* **Supplied information**
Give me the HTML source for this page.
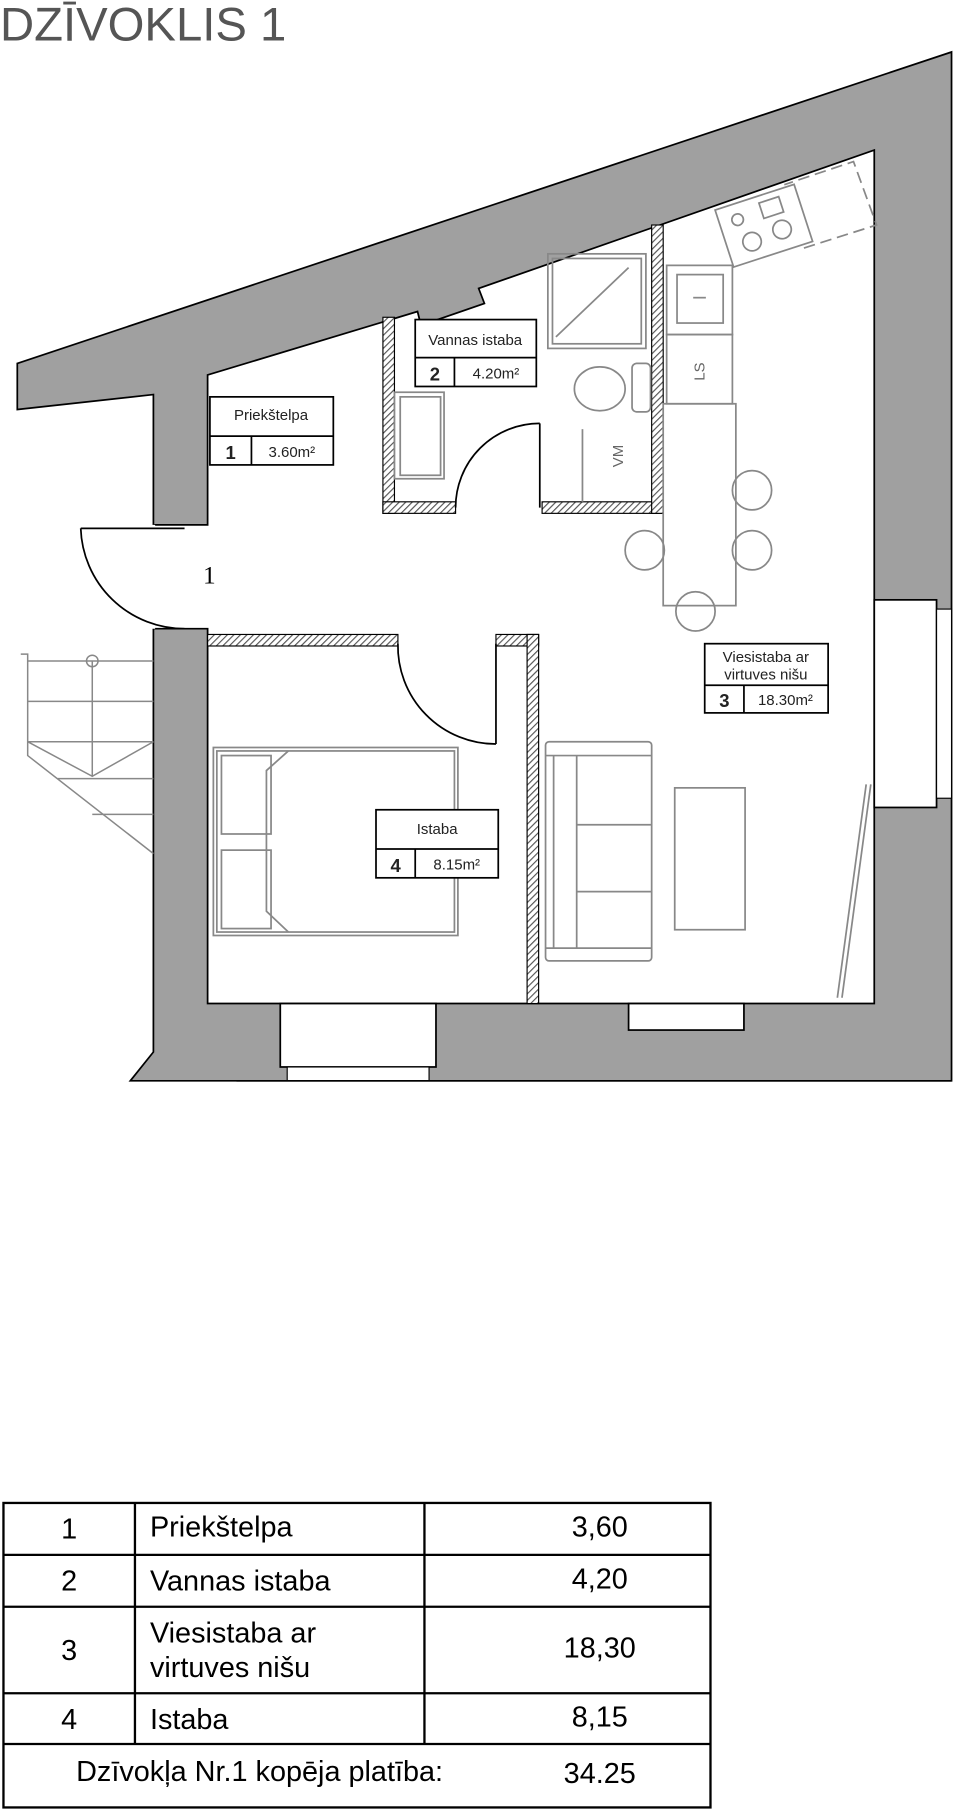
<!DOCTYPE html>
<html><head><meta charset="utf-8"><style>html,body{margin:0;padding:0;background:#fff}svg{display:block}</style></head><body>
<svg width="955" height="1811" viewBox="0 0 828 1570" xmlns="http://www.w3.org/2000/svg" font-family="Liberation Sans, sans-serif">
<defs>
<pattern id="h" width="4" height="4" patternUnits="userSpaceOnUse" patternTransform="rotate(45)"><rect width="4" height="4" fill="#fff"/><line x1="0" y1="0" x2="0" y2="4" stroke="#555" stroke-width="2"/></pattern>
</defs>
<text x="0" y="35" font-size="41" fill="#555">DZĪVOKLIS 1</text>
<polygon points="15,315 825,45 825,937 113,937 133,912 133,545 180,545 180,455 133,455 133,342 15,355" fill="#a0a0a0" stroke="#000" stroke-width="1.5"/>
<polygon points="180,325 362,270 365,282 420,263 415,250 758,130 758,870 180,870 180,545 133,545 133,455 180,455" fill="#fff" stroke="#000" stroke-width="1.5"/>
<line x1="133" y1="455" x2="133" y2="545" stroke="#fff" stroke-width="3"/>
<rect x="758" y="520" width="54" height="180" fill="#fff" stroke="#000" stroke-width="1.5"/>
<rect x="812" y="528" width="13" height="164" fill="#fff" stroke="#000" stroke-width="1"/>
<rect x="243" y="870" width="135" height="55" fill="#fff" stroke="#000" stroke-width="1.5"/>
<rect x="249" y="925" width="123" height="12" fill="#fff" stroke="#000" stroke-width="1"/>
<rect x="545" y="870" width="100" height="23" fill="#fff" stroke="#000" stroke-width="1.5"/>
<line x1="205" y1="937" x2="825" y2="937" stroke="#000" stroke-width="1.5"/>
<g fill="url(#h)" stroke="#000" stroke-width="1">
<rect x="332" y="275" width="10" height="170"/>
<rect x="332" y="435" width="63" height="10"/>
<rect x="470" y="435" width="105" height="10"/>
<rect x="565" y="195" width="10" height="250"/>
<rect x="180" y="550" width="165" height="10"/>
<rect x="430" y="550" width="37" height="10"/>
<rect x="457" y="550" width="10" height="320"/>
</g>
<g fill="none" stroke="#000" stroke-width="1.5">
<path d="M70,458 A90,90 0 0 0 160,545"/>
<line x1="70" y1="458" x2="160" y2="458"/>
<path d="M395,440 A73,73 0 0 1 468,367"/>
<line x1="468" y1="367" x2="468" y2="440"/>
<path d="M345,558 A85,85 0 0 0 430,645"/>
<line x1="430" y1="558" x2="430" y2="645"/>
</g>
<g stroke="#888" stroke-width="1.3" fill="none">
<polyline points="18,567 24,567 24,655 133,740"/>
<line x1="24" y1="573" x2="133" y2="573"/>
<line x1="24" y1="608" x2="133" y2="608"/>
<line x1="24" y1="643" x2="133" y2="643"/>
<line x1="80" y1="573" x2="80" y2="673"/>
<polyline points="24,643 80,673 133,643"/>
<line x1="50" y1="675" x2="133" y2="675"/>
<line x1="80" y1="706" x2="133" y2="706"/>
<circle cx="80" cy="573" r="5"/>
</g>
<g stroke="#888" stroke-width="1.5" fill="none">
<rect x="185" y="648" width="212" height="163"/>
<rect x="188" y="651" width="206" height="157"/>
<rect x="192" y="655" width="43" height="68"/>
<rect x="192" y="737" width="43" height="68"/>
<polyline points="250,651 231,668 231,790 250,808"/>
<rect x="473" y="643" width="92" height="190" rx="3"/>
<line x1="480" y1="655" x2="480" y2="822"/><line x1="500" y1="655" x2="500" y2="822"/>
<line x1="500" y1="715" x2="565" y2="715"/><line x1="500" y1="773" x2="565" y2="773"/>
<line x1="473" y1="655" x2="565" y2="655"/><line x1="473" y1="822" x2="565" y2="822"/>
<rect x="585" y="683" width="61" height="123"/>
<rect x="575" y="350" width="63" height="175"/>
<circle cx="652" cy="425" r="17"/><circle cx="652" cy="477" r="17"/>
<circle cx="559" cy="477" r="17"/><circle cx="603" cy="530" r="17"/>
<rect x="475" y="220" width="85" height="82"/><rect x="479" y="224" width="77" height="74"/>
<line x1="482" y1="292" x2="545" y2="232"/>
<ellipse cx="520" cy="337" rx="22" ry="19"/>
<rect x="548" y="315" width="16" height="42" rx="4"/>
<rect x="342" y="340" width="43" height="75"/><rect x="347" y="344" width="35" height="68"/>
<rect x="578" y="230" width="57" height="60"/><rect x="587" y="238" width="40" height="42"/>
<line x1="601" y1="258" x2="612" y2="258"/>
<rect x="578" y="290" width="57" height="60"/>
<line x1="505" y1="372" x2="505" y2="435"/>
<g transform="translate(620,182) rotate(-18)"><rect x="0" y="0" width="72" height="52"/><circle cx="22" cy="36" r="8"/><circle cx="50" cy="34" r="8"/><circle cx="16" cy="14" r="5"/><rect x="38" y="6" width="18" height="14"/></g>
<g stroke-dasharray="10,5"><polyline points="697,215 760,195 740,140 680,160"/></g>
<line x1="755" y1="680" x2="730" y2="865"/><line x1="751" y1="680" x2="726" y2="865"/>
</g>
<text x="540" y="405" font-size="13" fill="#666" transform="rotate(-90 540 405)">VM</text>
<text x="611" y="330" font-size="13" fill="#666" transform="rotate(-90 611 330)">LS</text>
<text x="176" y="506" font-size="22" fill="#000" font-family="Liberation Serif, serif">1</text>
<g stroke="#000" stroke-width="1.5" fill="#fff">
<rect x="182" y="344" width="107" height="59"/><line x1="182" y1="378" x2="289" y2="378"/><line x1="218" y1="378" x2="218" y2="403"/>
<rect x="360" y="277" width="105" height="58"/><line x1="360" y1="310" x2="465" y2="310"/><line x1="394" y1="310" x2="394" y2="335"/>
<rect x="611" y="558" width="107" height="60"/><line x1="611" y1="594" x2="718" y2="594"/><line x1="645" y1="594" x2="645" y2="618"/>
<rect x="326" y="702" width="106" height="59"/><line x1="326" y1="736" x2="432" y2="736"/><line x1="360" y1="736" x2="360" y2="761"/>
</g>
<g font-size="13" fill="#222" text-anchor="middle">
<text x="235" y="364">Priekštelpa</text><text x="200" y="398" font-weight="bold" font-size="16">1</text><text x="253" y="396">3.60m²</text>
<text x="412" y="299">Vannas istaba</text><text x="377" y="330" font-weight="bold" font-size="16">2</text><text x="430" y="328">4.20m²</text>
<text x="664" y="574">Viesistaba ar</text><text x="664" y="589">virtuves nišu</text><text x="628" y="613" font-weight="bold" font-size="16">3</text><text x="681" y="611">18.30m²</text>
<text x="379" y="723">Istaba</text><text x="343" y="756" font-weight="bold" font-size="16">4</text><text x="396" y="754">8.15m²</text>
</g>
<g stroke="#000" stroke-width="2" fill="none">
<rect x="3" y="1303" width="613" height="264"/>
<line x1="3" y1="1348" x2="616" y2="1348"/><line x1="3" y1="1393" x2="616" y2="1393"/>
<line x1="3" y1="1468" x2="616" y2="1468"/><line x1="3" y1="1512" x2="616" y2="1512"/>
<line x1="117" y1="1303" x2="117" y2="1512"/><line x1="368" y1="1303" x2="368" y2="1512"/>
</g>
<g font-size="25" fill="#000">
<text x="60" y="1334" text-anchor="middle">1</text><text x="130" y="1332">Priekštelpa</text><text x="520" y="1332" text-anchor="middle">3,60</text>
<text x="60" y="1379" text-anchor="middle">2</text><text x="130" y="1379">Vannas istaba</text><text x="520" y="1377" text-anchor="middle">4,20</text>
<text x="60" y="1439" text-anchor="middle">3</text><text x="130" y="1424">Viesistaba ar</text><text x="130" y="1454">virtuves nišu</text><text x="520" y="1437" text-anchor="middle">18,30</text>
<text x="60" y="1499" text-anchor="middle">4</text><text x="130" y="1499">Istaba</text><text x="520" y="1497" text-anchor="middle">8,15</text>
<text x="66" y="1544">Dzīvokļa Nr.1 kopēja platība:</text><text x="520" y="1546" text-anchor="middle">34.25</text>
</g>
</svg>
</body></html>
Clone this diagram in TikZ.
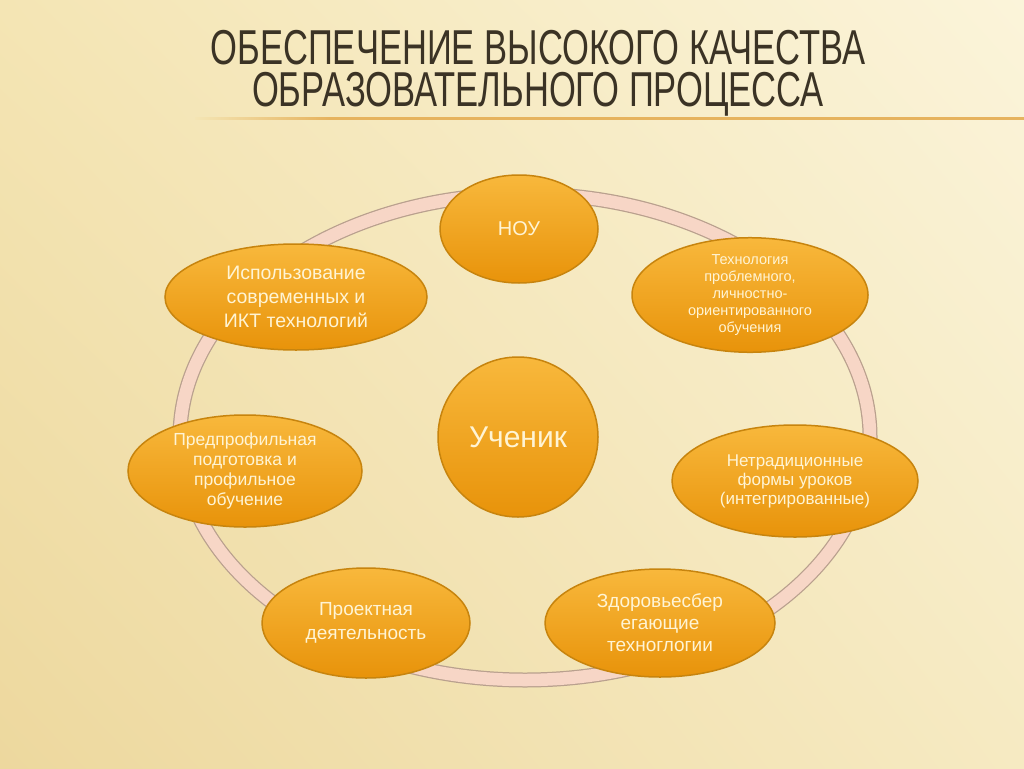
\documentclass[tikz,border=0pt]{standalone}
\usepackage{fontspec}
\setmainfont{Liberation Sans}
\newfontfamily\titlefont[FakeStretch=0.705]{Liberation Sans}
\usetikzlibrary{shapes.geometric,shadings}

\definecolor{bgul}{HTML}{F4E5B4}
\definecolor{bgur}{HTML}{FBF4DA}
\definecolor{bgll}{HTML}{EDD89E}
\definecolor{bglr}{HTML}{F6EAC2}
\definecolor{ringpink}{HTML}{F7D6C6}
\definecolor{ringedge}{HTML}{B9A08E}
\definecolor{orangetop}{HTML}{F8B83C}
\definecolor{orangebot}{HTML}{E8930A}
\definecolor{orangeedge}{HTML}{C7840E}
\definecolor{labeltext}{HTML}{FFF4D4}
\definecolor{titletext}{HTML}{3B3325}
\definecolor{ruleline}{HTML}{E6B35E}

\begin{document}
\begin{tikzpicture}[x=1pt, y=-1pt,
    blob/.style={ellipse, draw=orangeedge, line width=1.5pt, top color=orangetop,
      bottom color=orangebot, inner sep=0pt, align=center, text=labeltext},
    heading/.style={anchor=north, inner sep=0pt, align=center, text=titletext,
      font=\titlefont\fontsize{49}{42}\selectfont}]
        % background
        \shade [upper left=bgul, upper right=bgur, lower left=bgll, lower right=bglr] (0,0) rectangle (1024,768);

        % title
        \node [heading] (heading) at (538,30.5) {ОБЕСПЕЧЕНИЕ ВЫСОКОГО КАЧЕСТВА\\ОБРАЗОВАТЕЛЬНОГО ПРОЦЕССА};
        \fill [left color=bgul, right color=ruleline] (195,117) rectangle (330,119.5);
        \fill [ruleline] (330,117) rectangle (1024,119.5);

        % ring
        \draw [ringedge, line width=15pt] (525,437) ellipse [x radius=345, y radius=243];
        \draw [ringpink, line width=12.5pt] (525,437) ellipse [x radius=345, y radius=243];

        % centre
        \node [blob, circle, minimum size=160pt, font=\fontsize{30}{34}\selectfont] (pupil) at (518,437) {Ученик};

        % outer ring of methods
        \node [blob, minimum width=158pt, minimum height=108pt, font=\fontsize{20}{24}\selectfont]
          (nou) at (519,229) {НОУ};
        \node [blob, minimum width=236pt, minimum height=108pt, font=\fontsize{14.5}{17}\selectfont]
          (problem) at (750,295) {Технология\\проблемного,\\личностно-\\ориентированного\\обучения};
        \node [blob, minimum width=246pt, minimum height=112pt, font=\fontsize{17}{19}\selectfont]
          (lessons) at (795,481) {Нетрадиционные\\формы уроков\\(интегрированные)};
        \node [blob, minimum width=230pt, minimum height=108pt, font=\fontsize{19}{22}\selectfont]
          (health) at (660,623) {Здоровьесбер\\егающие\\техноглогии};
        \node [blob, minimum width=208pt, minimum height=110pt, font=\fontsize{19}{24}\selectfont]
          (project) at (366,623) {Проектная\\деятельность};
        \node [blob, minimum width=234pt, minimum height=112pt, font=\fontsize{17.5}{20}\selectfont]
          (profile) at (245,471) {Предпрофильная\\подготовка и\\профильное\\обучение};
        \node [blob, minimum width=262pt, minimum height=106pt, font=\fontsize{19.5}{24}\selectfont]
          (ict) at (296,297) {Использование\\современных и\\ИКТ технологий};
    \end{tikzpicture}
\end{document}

* **Work to be completed**
Take each line containing the string "this" and copy it out.

* **Answer**
Give me the HTML source for this page.
Clone this diagram in TikZ.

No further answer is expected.